Angelo Roncalli (1881-1963), conocido como Juan XXIII, disfrutó de una admiración prácticamente unánime, con las pocas excepciones de los integristas que lo consideraron un hereje. Ha pasado a la historia por convocar el Vaticano II, un concilio para hacer una puesta a punto general de la Iglesia. Si Pío IX proclamó que el liberalismo era pecado, Juan XXIII reconcilió a la Iglesia con el mundo moderno. En adelante, la misa dejó de celebrarse en latín, se puso énfasis en que el buen católico no debía limitarse a asistir a misa, sino vivir activamente su fe y se pronunció acerca de la justicia social y de la búsqueda de la paz cuando la crisis de los misiles, en 1962, puso al planeta al borde de un holocausto atómico.
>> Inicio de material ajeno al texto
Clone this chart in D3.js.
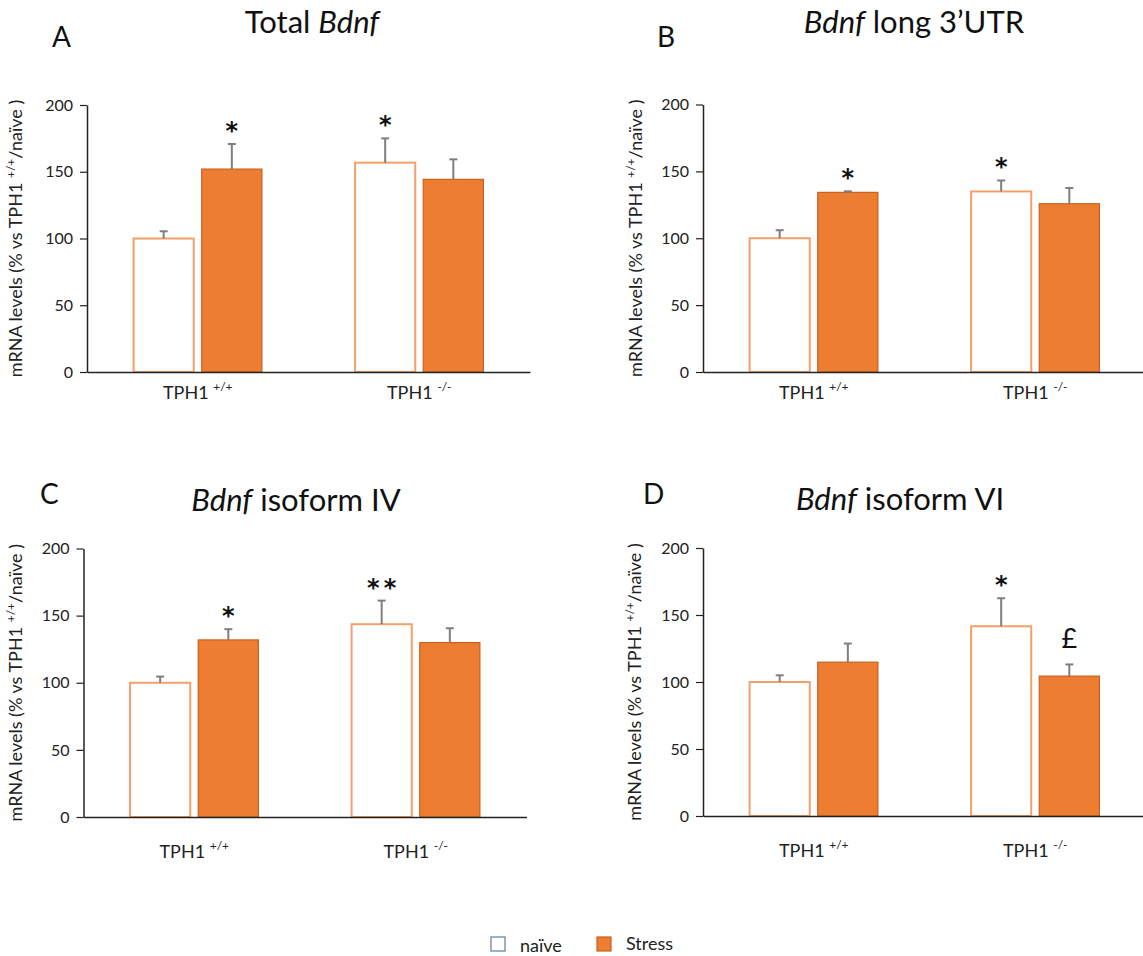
<!DOCTYPE html>
<html>
<head>
<meta charset="utf-8">
<script src="https://cdnjs.cloudflare.com/ajax/libs/d3/7.8.5/d3.min.js"></script>
<style>
  body { margin: 0; background: #fff; }
  svg { font-family: Lato, "Open Sans", sans-serif; }
</style>
</head>
<body>
<div id="chart"></div>
<script>
// values (% vs TPH1 +/+ naive), one row per panel A-D
const panels = ["A", "B", "C", "D"];
const genotypes = ["+/+", "-/-"];
const groups = ["naïve", "Stress"];
const naiveMean  = [[100, 156.8], [100, 135.0], [100, 143.6], [100, 141.6]];
const naiveSem   = [[5.4, 18.2], [6.0, 8.2], [4.6, 17.6], [5.0, 20.9]];
const stressMean = [[152.0, 144.3], [134.3, 125.8], [131.9, 129.9], [114.8, 104.4]];
const stressSem  = [[18.8, 15.0], [0.8, 11.8], [8.0, 10.7], [13.9, 8.7]];
const naiveMarks  = [["", "*"], ["", "*"], ["", "**"], ["", "*"]];
const stressMarks = [["*", ""], ["*", ""], ["*", ""], ["", "£"]];
const yTicks = [0, 50, 100, 150, 200];
const titles = [
  [["Total ", false], ["Bdnf", true]],
  [["Bdnf", true], [" long 3’UTR", false]],
  [["Bdnf", true], [" isoform IV", false]],
  [["Bdnf", true], [" isoform VI", false]]
];

// panel placement on the page
const layout = [
  {x0: 87,   x1: 530,  yTop: 105,   yBot: 372, letterX: 52,  letterY: 47,  titleX: 312, titleY: 33,  ylabX: 22,  catDy: 27},
  {x0: 703,  x1: 1146, yTop: 104.5, yBot: 372, letterX: 657, letterY: 47,  titleX: 914, titleY: 33,  ylabX: 642, catDy: 27},
  {x0: 83.5, x1: 526.5, yTop: 548.5, yBot: 817, letterX: 40,  letterY: 504, titleX: 296, titleY: 511, ylabX: 22,  catDy: 41},
  {x0: 703,  x1: 1146, yTop: 548,   yBot: 816, letterX: 643, letterY: 504, titleX: 900, titleY: 510, ylabX: 641, catDy: 41}
];

const colStress = '#ED7D31';
const colStressLine = '#C9611F';
const colNaiveLine = '#F4A06A';
const colErr = '#7F7F7F';

const width = 1143, height = 956;
const svg = d3.select('#chart').append('svg')
  .attr('width', width)
  .attr('height', height);

function draw_panel(i) {
  let L = layout[i];
  let g = svg.append('g').attr('class', 'panel-' + panels[i]);

  let x = d3.scaleBand().domain(genotypes).range([L.x0, L.x1]);
  let xs = d3.scaleBand().domain(groups).range([0, x.bandwidth()])
    .paddingInner(0.088).paddingOuter(0.669);
  let y = d3.scaleLinear().domain([0, 200]).range([L.yBot, L.yTop]);

  // bars
  let rows = genotypes.map((gt, k) => [
    {gt: gt, grp: groups[0], v: naiveMean[i][k], e: naiveSem[i][k], m: naiveMarks[i][k]},
    {gt: gt, grp: groups[1], v: stressMean[i][k], e: stressSem[i][k], m: stressMarks[i][k]}
  ]).flat();

  g.selectAll('rect.bar')
    .data(rows)
    .enter()
    .append('rect')
    .attr('class', 'bar')
    .attr('x', d => x(d.gt) + xs(d.grp) + 1)
    .attr('width', xs.bandwidth() - 2)
    .attr('y', d => y(d.v))
    .attr('height', d => y(0) - y(d.v))
    .attr('fill', d => d.grp === 'Stress' ? colStress : '#fff')
    .attr('stroke', d => d.grp === 'Stress' ? colStressLine : colNaiveLine)
    .attr('stroke-width', d => d.grp === 'Stress' ? 1.2 : 2);

  // error bars (upper only)
  let cx = d => x(d.gt) + xs(d.grp) + xs.bandwidth() / 2;
  g.selectAll('line.err')
    .data(rows)
    .enter()
    .append('line')
    .attr('class', 'err')
    .attr('x1', cx).attr('x2', cx)
    .attr('y1', d => y(d.v))
    .attr('y2', d => y(d.v + d.e))
    .attr('stroke', colErr)
    .attr('stroke-width', 2);
  g.selectAll('line.cap')
    .data(rows)
    .enter()
    .append('line')
    .attr('class', 'cap')
    .attr('x1', d => cx(d) - 4).attr('x2', d => cx(d) + 4)
    .attr('y1', d => y(d.v + d.e))
    .attr('y2', d => y(d.v + d.e))
    .attr('stroke', colErr)
    .attr('stroke-width', 2);

  // significance marks
  g.selectAll('text.mark')
    .data(rows.filter(d => d.m !== ''))
    .enter()
    .append('text')
    .attr('class', 'mark')
    .attr('x', d => cx(d) + (d.m === '**' ? 2 : 0))
    .attr('y', d => y(d.v + d.e) - (d.m === '£' ? 16 : 5))
    .attr('text-anchor', 'middle')
    .attr('font-family', d => d.m === '£' ? 'Lato, sans-serif' : '"DejaVu Sans", sans-serif')
    .attr('font-size', d => d.m === '£' ? 27 : 24)
    .attr('font-weight', d => d.m === '£' ? 'normal' : 'bold')
    .attr('letter-spacing', d => d.m === '**' ? 4 : 0)
    .attr('fill', '#111')
    .text(d => d.m);

  // y axis
  let yAxis = g.append('g')
    .attr('transform', `translate(${L.x0},0)`)
    .call(d3.axisLeft(y).tickValues(yTicks).tickSize(7).tickPadding(7).tickSizeOuter(0));
  yAxis.select('.domain').attr('stroke', '#222').attr('stroke-width', 1.5);
  yAxis.selectAll('.tick line').attr('stroke', '#222').attr('stroke-width', 1.2);
  yAxis.selectAll('.tick text').attr('font-size', 16).attr('fill', '#222')
    .attr('font-family', 'Lato, sans-serif');

  // x axis
  let xAxis = g.append('g')
    .attr('transform', `translate(0,${L.yBot})`)
    .call(d3.axisBottom(x).tickSize(0).tickSizeOuter(0).tickFormat(''));
  xAxis.select('.domain').attr('stroke', '#222').attr('stroke-width', 1.5);
  let lab = xAxis.selectAll('.tick').append('text')
    .attr('y', L.catDy)
    .attr('text-anchor', 'middle')
    .attr('fill', '#222')
    .attr('font-size', 18)
    .attr('font-family', 'Lato, sans-serif');
  lab.append('tspan').text('TPH1 ');
  lab.append('tspan').attr('font-size', 12).attr('dy', -8).text(d => d);

  // y axis title
  let yl = g.append('text')
    .attr('transform', `translate(${L.ylabX},${(L.yTop + L.yBot) / 2}) rotate(-90)`)
    .attr('text-anchor', 'middle')
    .attr('font-size', 18)
    .attr('fill', '#222');
  yl.append('tspan').text('mRNA levels (% vs TPH1 ');
  yl.append('tspan').attr('font-size', 12).attr('dy', -7).text('+/+');
  yl.append('tspan').attr('dy', 7).text('/naïve )');

  // panel letter and title
  g.append('text')
    .attr('x', L.letterX).attr('y', L.letterY)
    .attr('font-size', 28)
    .attr('fill', '#111')
    .text(panels[i]);

  let t = g.append('text')
    .attr('x', L.titleX).attr('y', L.titleY)
    .attr('text-anchor', 'middle')
    .attr('font-size', 31)
    .attr('fill', '#111');
  t.selectAll('tspan')
    .data(titles[i])
    .enter()
    .append('tspan')
    .attr('font-style', d => d[1] ? 'italic' : 'normal')
    .text(d => d[0]);
}

panels.forEach((p, i) => draw_panel(i));

// legend
let legend = svg.append('g').attr('class', 'legend');
let legX = d3.scalePoint().domain(groups).range([491, 597]);
legend.selectAll('rect')
  .data(groups)
  .enter()
  .append('rect')
  .attr('x', d => legX(d))
  .attr('y', 937)
  .attr('width', 14)
  .attr('height', 14)
  .attr('fill', d => d === 'Stress' ? colStress : '#fff')
  .attr('stroke', d => d === 'Stress' ? colStressLine : '#5F7A9E')
  .attr('stroke-width', 1.2);
legend.selectAll('text')
  .data(groups)
  .enter()
  .append('text')
  .attr('x', d => legX(d) + 29)
  .attr('y', d => d === 'Stress' ? 949.5 : 951.5)
  .attr('font-size', 18)
  .attr('fill', '#222')
  .text(d => d);
</script>
</body>
</html>
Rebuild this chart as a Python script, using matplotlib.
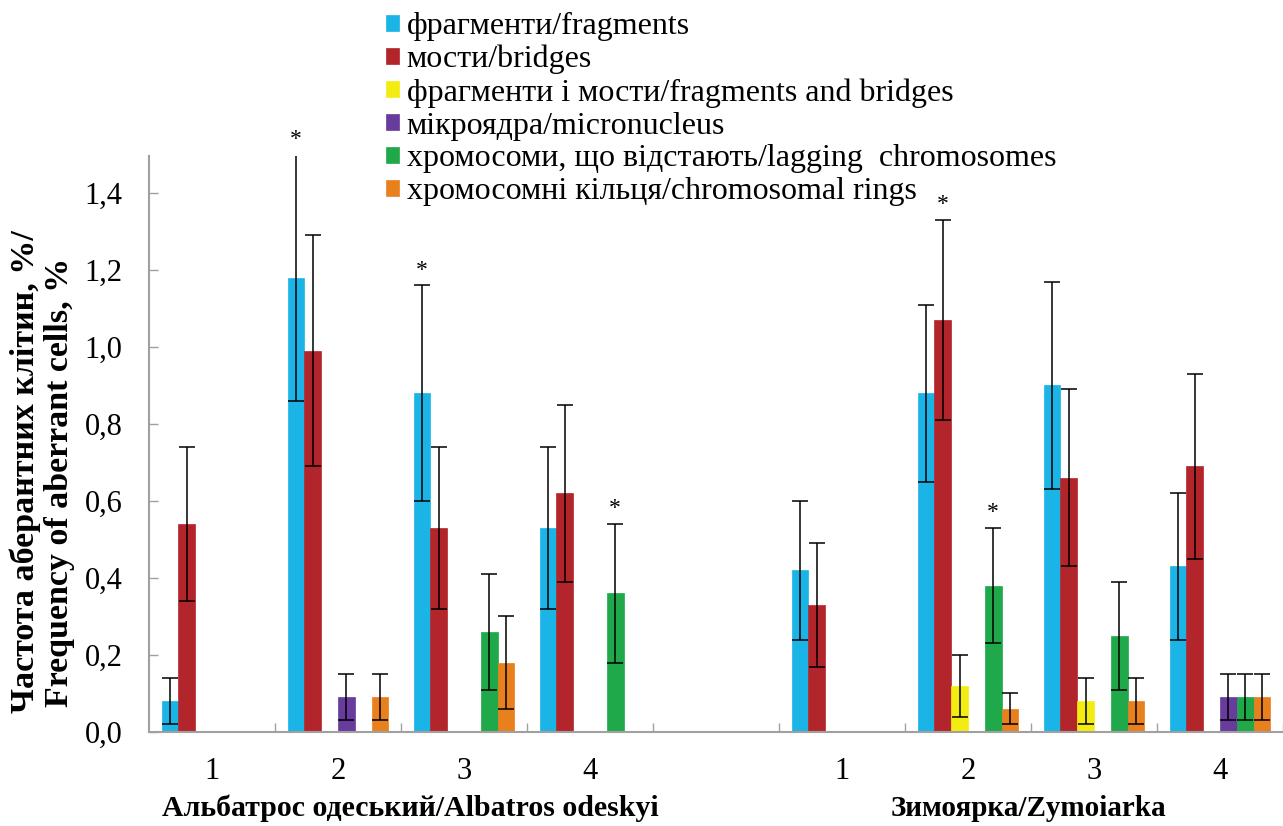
import matplotlib
matplotlib.use("Agg")
import matplotlib.pyplot as plt
import numpy as np

plt.rcParams['font.family'] = ['Liberation Serif', 'DejaVu Serif']

# data: 4 variants for each cultivar (Albatros odeskyi, then Zymoiarka)
tick_labels = ['1', '2', '3', '4', '', '1', '2', '3', '4']
group_names = ['Альбатрос одеський/Albatros odeskyi', 'Зимоярка/Zymoiarka']

series_names = ['фрагменти/fragments',
                'мости/bridges',
                'фрагменти і мости/fragments and bridges',
                'мікроядра/micronucleus',
                'хромосоми, що відстають/lagging  chromosomes',
                'хромосомні кільця/chromosomal rings']
colors = ['#1BB4E6', '#B2262B', '#F3EC12', '#683C9C', '#20A94A', '#E8801E']

frag = [0.08, 1.18, 0.88, 0.53, 0.42, 0.88, 0.90, 0.43]
frag_err = [0.06, 0.32, 0.28, 0.21, 0.18, 0.23, 0.27, 0.19]
bridges = [0.54, 0.99, 0.53, 0.62, 0.33, 1.07, 0.66, 0.69]
bridges_err = [0.20, 0.30, 0.21, 0.23, 0.16, 0.26, 0.23, 0.24]
frag_bridges = [0, 0, 0, 0, 0, 0.12, 0.08, 0]
frag_bridges_err = [0, 0, 0, 0, 0, 0.08, 0.06, 0]
micro = [0, 0.09, 0, 0, 0, 0, 0, 0.09]
micro_err = [0, 0.06, 0, 0, 0, 0, 0, 0.06]
lagging = [0, 0, 0.26, 0.36, 0, 0.38, 0.25, 0.09]
lagging_err = [0, 0, 0.15, 0.18, 0, 0.15, 0.14, 0.06]
rings = [0, 0.09, 0.18, 0, 0, 0.06, 0.08, 0.09]
rings_err = [0, 0.06, 0.12, 0, 0, 0.04, 0.06, 0.06]

# (series, variant) pairs marked with *
stars = [(0, 1), (0, 2), (4, 3), (1, 5), (4, 5)]

values = [frag, bridges, frag_bridges, micro, lagging, rings]
errors = [frag_err, bridges_err, frag_bridges_err, micro_err, lagging_err, rings_err]

fig = plt.figure(figsize=(12.83, 8.26), dpi=100)
ax = fig.add_axes([149/1283, 1-732/826, (1283-149)/1283, (732-156)/826])

slot = np.array([0, 1, 2, 3, 5, 6, 7, 8])   # empty slot 4 between the cultivars
n = len(values)
w = 0.8 / n

for s in range(n):
    v = np.array(values[s])
    e = np.array(errors[s])
    x = slot - 0.4 + w * (s + 0.5)
    m = v > 0
    ax.bar(x[m], v[m], width=w, color=colors[s], edgecolor=colors[s],
           linewidth=0.5, label=series_names[s], zorder=2)
    ax.errorbar(x[m], v[m], yerr=e[m], fmt='none', ecolor='black',
                elinewidth=1.1, capsize=5.5, capthick=1.1, zorder=3)

for s, i in stars:
    x = slot[i] - 0.4 + w * (s + 0.5)
    top = values[s][i] + errors[s][i]
    ax.text(x, top + 0.012, '*', ha='center', va='bottom', fontsize=17)

ax.set_xlim(-0.5, (1283-149)/127 - 0.5)
ax.set_ylim(0, 1.496)

ax.set_xticks(range(9))
ax.set_xticklabels(tick_labels, fontsize=22)
ax.set_xticks(np.arange(0.5, 9, 1), minor=True)
ax.tick_params(axis='x', which='major', length=0, pad=18)
ax.tick_params(axis='x', which='minor', direction='in', length=6.5, color='#a0a0a0', width=1)

ax.set_yticks(np.arange(0, 1.41, 0.2))
ax.set_yticklabels([f'{t:.1f}'.replace('.', ',') for t in np.arange(0, 1.41, 0.2)], fontsize=22)
ax.tick_params(axis='y', direction='in', length=6.5, color='#a0a0a0', width=1, pad=19)

for sp in ['top', 'right']:
    ax.spines[sp].set_visible(False)
for sp in ['left', 'bottom']:
    ax.spines[sp].set_color('#a0a0a0')
    ax.spines[sp].set_linewidth(1.5)

fig.text(25/1283, 1-472/826, 'Частота аберантних клітин, %/', rotation=90,
         ha='center', va='center', fontsize=24.5, fontweight='bold')
fig.text(60/1283, 1-482/826, 'Frequency of aberrant cells, %', rotation=90,
         ha='center', va='center', fontsize=24.5, fontweight='bold')

fig.text(410/1283, 1-808/826, group_names[0], ha='center', va='center',
         fontsize=21.5, fontweight='bold')
fig.text(1028/1283, 1-808/826, group_names[1], ha='center', va='center',
         fontsize=21, fontweight='bold')

fig.legend(loc='upper left', bbox_to_anchor=(386/1283, 1-12/826), frameon=False,
           prop={'family': ['Liberation Serif'], 'size': 23},
           handlelength=0.4, handleheight=0.4, handletextpad=0.25,
           labelspacing=0.12, borderpad=0, borderaxespad=0)

fig.savefig('out.png', dpi=100)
Son numerosas las anécdotas en las que demuestra su sentido del humor, con un punto de socarronería. La que exhibió, por ejemplo, cuando un periodista le preguntó cuánta gente trabajaba en el Vaticano. “Más o menos la mitad”, fue su respuesta.

En otra ocasión, cuando visitó en Roma el Hospital del Espíritu Santo, la monja que lo dirigía se presentó ante el pontífice diciendo: “Santo Padre, soy la superiora del Espíritu Santo”. Él reaccionó con una broma que se hizo célebre: “Es usted muy afortunada. Yo solo soy el vicario de Cristo”.